Condensation Point : A point $p \in X$ is said to be a condensation point of $E \subset X$ if every nbd of $p$ contains countably many points of $E$.
Problem: Suppose $E \subset \mathbb{R}^k$ is an uncountable set and let $P$ be the set of all condensation points of the set $E$. Prove that $P$ is perfect and at most countably many points of $E$ will not belong to $P$.
My attempt:
I can prove that $P$ is perfect. Let $p$ be a limit point of $P$. Then any deleted nbd of $p$ say $N'(p,\delta)$ will contain a point say $q \in P$. Again $N(p,\delta)$ will be a nbd of $q$ which is a condensation point of $E$ and so $N(p,\delta)$ will contain uncountably many points of $E$. So any nbd of $p$ will contain uncountably many points of $E$. So $p \in P$ and $P$ is closed.
Let $p \in P$. $N(p,\delta)$ will contain uncountably many points of $E$. Let $q \in N'(p,\delta)$. Thus $q$ is a condensation point of $E$ and hence $q \in P$. That gives $p$ is a limit point of $P$. So $P$ is perfect.
I have no idea for the next part i.e. $P$ will not contain at most countbly many points of $E$. Please discribe it in a easy manner.
Thank you for your help.
 A: First, observe that any collection of disjoint non-empty open sets in $\mathbb{R}^n$ is at most countable; each contains a rational point and no two can contain the same point.
Now, suppose $x \in E \setminus P$. Then by definition, $x$ has a neighbourhood containing  finitely many points of $E$. Hence we can define $\epsilon_{x} = \underset{y \in E \setminus \{x\}}{\inf} \{d(x,y)\}$ and know that $\epsilon_{x} > 0$, since either $x$ has a neighbourhood containing finitely many point of $E$ other than $x$, and $\epsilon_{x}$ is the distance to the nearest point, or $x$ has no such neighbourhood (e.g. $E$ is the unit circle together with $(0,0)$), but does have a neighbourhood containing just $x$, so again $\epsilon_{x}>0$.
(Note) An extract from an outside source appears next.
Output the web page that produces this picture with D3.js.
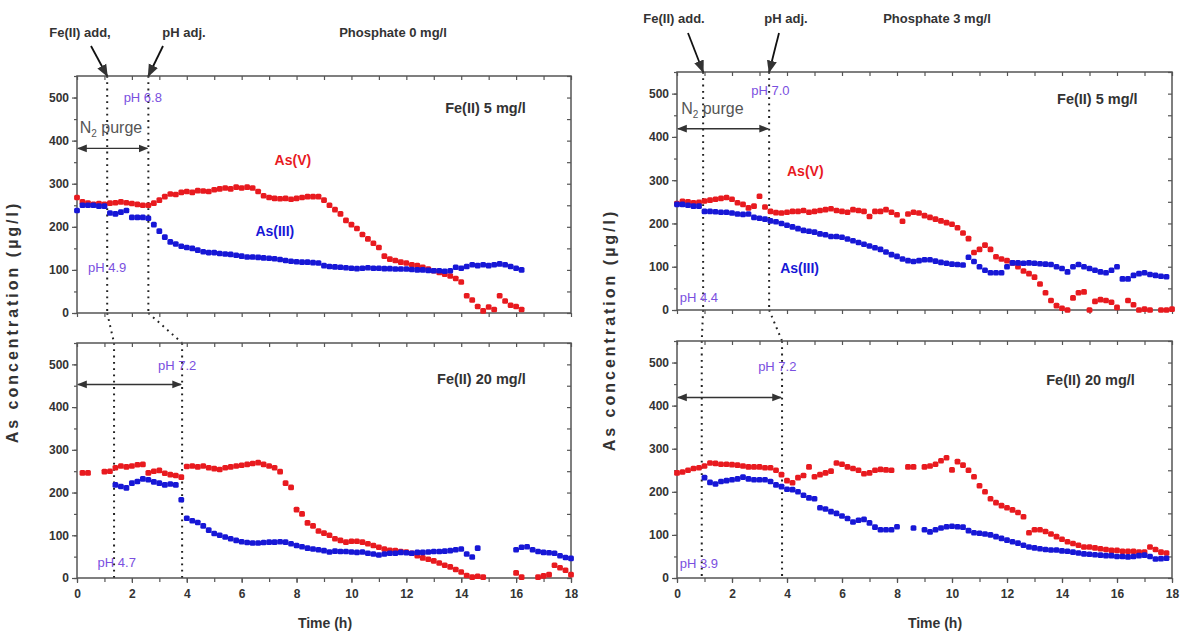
<!DOCTYPE html>
<html>
<head>
<meta charset="utf-8">
<script src="https://cdn.jsdelivr.net/npm/d3@7"></script>
<style>
  body { margin: 0; background: #fff; }
  svg { font-family: "Liberation Sans", Arial, sans-serif; }
  .tick text { font-weight: bold; fill: #333; font-size: 12px; }
  .domain, .tick line { stroke: #555; }
</style>
</head>
<body>
<svg id="chart" width="1187" height="635"></svg>
<script>
// sampling times (h) shared by every series, null = no point
var hours = [0.0,0.2,0.4,0.6,0.8,1.0,1.2,1.4,1.6,1.8,2.0,2.2,2.4,2.6,2.8,3.0,3.2,3.4,3.6,3.8,
  4.0,4.2,4.4,4.6,4.8,5.0,5.2,5.4,5.6,5.8,6.0,6.2,6.4,6.6,6.8,7.0,7.2,7.4,7.6,7.8,
  8.0,8.2,8.4,8.6,8.8,9.0,9.2,9.4,9.6,9.8,10.0,10.2,10.4,10.6,10.8,11.0,11.2,11.4,11.6,11.8,
  12.0,12.2,12.4,12.6,12.8,13.0,13.2,13.4,13.6,13.8,14.0,14.2,14.4,14.6,14.8,15.0,15.2,15.4,15.6,15.8,
  16.0,16.2,16.4,16.6,16.8,17.0,17.2,17.4,17.6,17.8,18.0];

var xTicks = [0,2,4,6,8,10,12,14,16,18];
var yTicks = [0,100,200,300,400,500];

// phosphate 0, Fe(II) 5 mg/l
var p0fe5AsV = [268,258,255,252,254,252,255,256,258,256,254,252,250,250,255,262,270,276,275,280,
  282,280,284,283,282,286,288,290,288,292,290,292,290,282,272,268,266,265,266,264,
  266,268,270,270,270,262,250,240,230,215,205,196,182,172,162,152,132,125,122,118,
  116,112,110,106,102,98,94,90,86,80,72,40,30,15,5,14,8,40,28,18,
  15,8,null,null,null,null,null,null,null,null,null];
var p0fe5AsIII = [238,250,250,250,248,248,232,230,234,238,222,222,222,220,205,190,176,165,160,155,
  152,150,146,142,140,140,138,137,136,134,132,130,130,129,128,127,126,124,122,120,
  119,118,118,117,116,110,108,107,106,105,104,103,104,105,104,104,103,103,102,102,
  102,101,100,100,99,98,98,97,98,106,104,108,112,110,112,110,112,114,112,108,
  104,100,null,null,null,null,null,null,null,null,null];

// phosphate 0, Fe(II) 20 mg/l
var p0fe20AsV = [null,246,246,null,null,249,250,258,262,260,262,265,266,246,250,252,245,242,240,236,
  261,262,260,262,258,256,254,258,260,262,264,266,268,270,266,262,258,249,222,212,
  160,150,129,122,110,105,100,92,88,84,86,86,84,80,76,72,68,65,64,62,
  61,58,52,47,44,40,35,30,26,20,14,6,2,4,2,null,null,null,null,null,
  12,2,null,null,2,5,8,30,24,18,8];
var p0fe20AsIII = [null,null,null,null,null,null,null,218,214,211,222,226,232,230,225,222,218,220,218,183,
  140,134,130,122,112,104,100,96,92,88,85,83,82,82,83,84,84,85,84,80,
  76,73,70,68,66,64,61,63,62,62,61,60,61,58,56,54,56,58,58,60,
  59,58,60,60,61,62,62,63,64,66,68,56,49,70,null,null,null,null,null,null,
  66,72,73,66,62,60,59,58,52,48,46];

// phosphate 3, Fe(II) 5 mg/l
var p3fe5AsV = [246,251,250,248,249,252,254,256,258,260,256,248,244,236,240,263,238,228,225,224,
  226,228,228,230,226,228,230,232,234,230,228,226,232,230,228,216,228,228,232,226,
  220,205,222,226,224,218,214,210,206,202,198,190,178,165,133,140,150,140,123,118,
  114,109,100,90,84,76,60,40,22,10,4,0,28,40,42,0,20,24,22,18,
  6,null,22,12,0,2,0,null,0,0,2];
var p3fe5AsIII = [244,244,242,240,240,228,228,227,226,226,224,222,221,222,214,212,210,206,204,200,
  196,192,188,184,182,180,176,174,170,170,168,164,160,156,152,148,144,140,134,128,
  124,118,114,112,114,116,116,113,110,108,106,105,104,122,112,100,92,86,86,86,
  100,109,109,108,109,108,107,106,105,100,96,88,100,105,100,96,92,88,86,92,
  100,72,72,80,84,86,82,80,78,77,null];

// phosphate 3, Fe(II) 20 mg/l
var p3fe20AsV = [244,246,250,254,256,260,267,266,264,264,263,262,260,258,258,258,256,256,250,240,
  226,221,233,238,258,235,240,244,248,267,264,258,254,250,242,244,250,252,251,250,
  null,null,258,258,null,258,260,264,272,279,251,270,262,250,235,214,200,184,175,168,
  163,158,152,142,105,112,112,108,102,96,90,84,80,76,72,72,70,68,66,64,
  64,62,62,62,60,60,72,66,60,58,null];
var p3fe20AsIII = [null,null,null,null,null,233,222,218,224,226,228,230,234,230,228,228,228,224,216,212,
  206,205,200,192,186,184,163,160,154,150,144,138,130,134,136,128,118,112,112,112,
  119,null,null,116,null,112,107,112,116,119,120,119,118,110,105,104,102,100,96,92,
  88,84,81,76,72,70,68,66,65,65,63,62,60,58,56,55,54,53,52,52,
  50,50,49,50,52,53,50,44,45,46,null];

var red = "#e81a1f", blue = "#1717d6", purple = "#7a4fe0", ink = "#333";

var panels = [
  {x0: 77, x1: 571, y0: 76, y1: 313, asV: p0fe5AsV, asIII: p0fe5AsIII, fe: 1.1, ph: 2.6, purge: 382, bottomLabels: false,
   texts: [["pH 6.8", 1.7, 490, purple, 13, "start"], ["pH 4.9", 0.4, 95, purple, 13, "start"],
           ["Fe(II) 5 mg/l", 16.35, 463, ink, 14.5, "end"], ["As(V)", 7.2, 343, red, 14, "start"],
           ["As(III)", 6.5, 178, blue, 14, "start"]], purgeText: [0.1, 417]},
  {x0: 77, x1: 571, y0: 343, y1: 578, asV: p0fe20AsV, asIII: p0fe20AsIII, fe: 1.35, ph: 3.83, purge: 453, bottomLabels: true,
   texts: [["pH 7.2", 2.95, 486, purple, 13, "start"], ["pH 4.7", 0.75, 26, purple, 13, "start"],
           ["Fe(II) 20 mg/l", 16.35, 453, ink, 14.5, "end"]]},
  {x0: 677, x1: 1172, y0: 72, y1: 310, asV: p3fe5AsV, asIII: p3fe5AsIII, fe: 0.95, ph: 3.35, purge: 419, bottomLabels: false,
   texts: [["pH 7.0", 2.7, 498, purple, 13, "start"], ["pH 4.4", 0.1, 19, purple, 13, "start"],
           ["Fe(II) 5 mg/l", 16.75, 477, ink, 14.5, "end"], ["As(V)", 4.0, 309, red, 14, "start"],
           ["As(III)", 3.75, 86, blue, 14, "start"]], purgeText: [0.15, 453]},
  {x0: 677, x1: 1172, y0: 341, y1: 578, asV: p3fe20AsV, asIII: p3fe20AsIII, fe: 0.9, ph: 3.82, purge: 419, bottomLabels: true,
   texts: [["pH 7.2", 2.95, 481, purple, 13, "start"], ["pH 3.9", 0.1, 23, purple, 13, "start"],
           ["Fe(II) 20 mg/l", 16.65, 449, ink, 14.5, "end"]]}
];

var svg = d3.select("#chart");
var defs = svg.append("defs");
defs.append("marker").attr("id", "head").attr("viewBox", "0 0 10 10").attr("refX", 9).attr("refY", 5)
  .attr("markerWidth", 7).attr("markerHeight", 7).attr("orient", "auto-start-reverse")
  .append("path").attr("d", "M0,1L10,5L0,9z").attr("fill", ink);

panels.forEach(function(p) {
  p.x = d3.scaleLinear().domain([0, 18]).range([p.x0, p.x1]);
  p.y = d3.scaleLinear().domain([0, 550]).range([p.y1, p.y0]);
});

// dotted event lines, running across the gap between the two panels
function dotted(x1, y1, x2, y2) {
  svg.append("line").attr("x1", x1).attr("y1", y1).attr("x2", x2).attr("y2", y2)
    .attr("stroke", "#222").attr("stroke-width", 2).attr("stroke-dasharray", "1.8,4.5");
}
[[panels[0], panels[1]], [panels[2], panels[3]]].forEach(function(pair) {
  var a = pair[0], b = pair[1];
  ["fe", "ph"].forEach(function(k) {
    dotted(a.x(a[k]), a.y0, a.x(a[k]), a.y1);
    dotted(a.x(a[k]), a.y1, b.x(b[k]), b.y0);
    dotted(b.x(b[k]), b.y0, b.x(b[k]), b.y1);
  });
});

panels.forEach(function(p) {
  var g = svg.append("g");
  var xMinor = d3.range(0, 19, 1), yMinor = d3.range(0, 551, 50);

  // frame
  g.append("rect").attr("x", p.x0).attr("y", p.y0).attr("width", p.x1 - p.x0).attr("height", p.y1 - p.y0)
    .attr("fill", "none").attr("stroke", "#555").attr("stroke-width", 1.5);

  g.append("g").attr("transform", "translate(" + p.x0 + ",0)")
    .call(d3.axisLeft(p.y).tickValues(yTicks).tickSize(5).tickPadding(3))
    .call(s => s.select(".domain").remove());
  g.append("g").attr("transform", "translate(" + p.x0 + ",0)")
    .call(d3.axisLeft(p.y).tickValues(yMinor).tickSize(3).tickFormat(""))
    .call(s => s.select(".domain").remove());
  g.append("g").attr("transform", "translate(" + p.x1 + ",0)")
    .call(d3.axisLeft(p.y).tickValues(yMinor).tickSize(4).tickFormat(""))
    .call(s => s.select(".domain").remove());
  g.append("g").attr("transform", "translate(0," + p.y0 + ")")
    .call(d3.axisBottom(p.x).tickValues(xMinor).tickSize(4).tickFormat(""))
    .call(s => s.select(".domain").remove());
  g.append("g").attr("transform", "translate(0," + p.y1 + ")")
    .call(d3.axisBottom(p.x).tickValues(xMinor).tickSize(4).tickFormat(""))
    .call(s => s.select(".domain").remove());
  if (p.bottomLabels) {
    g.append("g").attr("transform", "translate(0," + p.y1 + ")")
      .call(d3.axisBottom(p.x).tickValues(xTicks).tickSize(5).tickPadding(6))
      .call(s => s.select(".domain").remove());
  }
  g.selectAll(".tick line").attr("stroke-width", 1.2);

  // N2 purge arrow
  g.append("line").attr("x1", p.x(0) + 1).attr("x2", p.x(p.ph) - 1)
    .attr("y1", p.y(p.purge)).attr("y2", p.y(p.purge))
    .attr("stroke", ink).attr("stroke-width", 1.4)
    .attr("marker-start", "url(#head)").attr("marker-end", "url(#head)");
  if (p.purgeText) {
    var t = g.append("text").attr("x", p.x(p.purgeText[0])).attr("y", p.y(p.purgeText[1]))
      .attr("fill", "#555").attr("font-size", 16).text("N");
    t.append("tspan").attr("font-size", 10).attr("dy", 4).text("2");
    t.append("tspan").attr("dy", -4).text(" purge");
  }

  // data points
  [[p.asV, red], [p.asIII, blue]].forEach(function(s) {
    var pts = hours.map((h, i) => ({t: h, v: s[0][i]})).filter(d => d.v !== null);
    g.selectAll(null).data(pts).enter().append("rect")
      .attr("x", d => p.x(d.t) - 2.9).attr("y", d => p.y(d.v) - 2.8)
      .attr("width", 5.8).attr("height", 5.6).attr("rx", 1.5)
      .attr("fill", s[1]);
  });

  p.texts.forEach(function(d) {
    g.append("text").attr("x", p.x(d[1])).attr("y", p.y(d[2]))
      .attr("fill", d[3]).attr("font-size", d[4]).attr("text-anchor", d[5])
      .attr("font-weight", d[3] === purple ? "normal" : "bold").text(d[0]);
  });
});

// headers with pointer arrows
function header(txt, x, y) {
  svg.append("text").attr("x", x).attr("y", y).attr("text-anchor", "middle")
    .attr("font-size", 13).attr("font-weight", "bold").attr("fill", ink).text(txt);
}
function pointer(x1, y1, x2, y2) {
  svg.append("line").attr("x1", x1).attr("y1", y1).attr("x2", x2).attr("y2", y2)
    .attr("stroke", "#111").attr("stroke-width", 1.8).attr("marker-end", "url(#head)");
}
var L = panels[0], R = panels[2];
header("Fe(II) add,", 80, 37);
header("pH adj.", 184, 37);
header("Phosphate 0 mg/l", 393, 37);
pointer(91, 46, L.x(L.fe), L.y0);
pointer(163, 46, L.x(L.ph), L.y0);
header("Fe(II) add.", 674, 23);
header("pH adj.", 786, 23);
header("Phosphate 3 mg/l", 937, 23);
pointer(688, 33, R.x(R.fe), R.y0);
pointer(779, 33, R.x(R.ph), R.y0);

// axis titles
[[18, 322], [615, 330]].forEach(function(c) {
  svg.append("text").attr("transform", "translate(" + c[0] + "," + c[1] + ") rotate(-90)")
    .attr("text-anchor", "middle").attr("font-size", 16).attr("font-weight", "bold").attr("fill", ink)
    .attr("letter-spacing", 3).text("As concentration (µg/l)");
});
[325, 935].forEach(function(x) {
  svg.append("text").attr("x", x).attr("y", 628).attr("text-anchor", "middle")
    .attr("font-size", 14).attr("font-weight", "bold").attr("fill", ink).text("Time (h)");
});
</script>
</body>
</html>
Now, consider the collection of non-empty open balls $B_x=N(x,\epsilon_{x}/2)$. These are disjoint, since if $B_x \cap B_y \neq \emptyset$ then $d(x,y) < 1/2 (\epsilon_{x}+\epsilon_{y}) \leq 1/2(d(x,y) + d(y,x))$. By the opening comment, there are at most countably many of them, hence countably many $x \in E \setminus P$.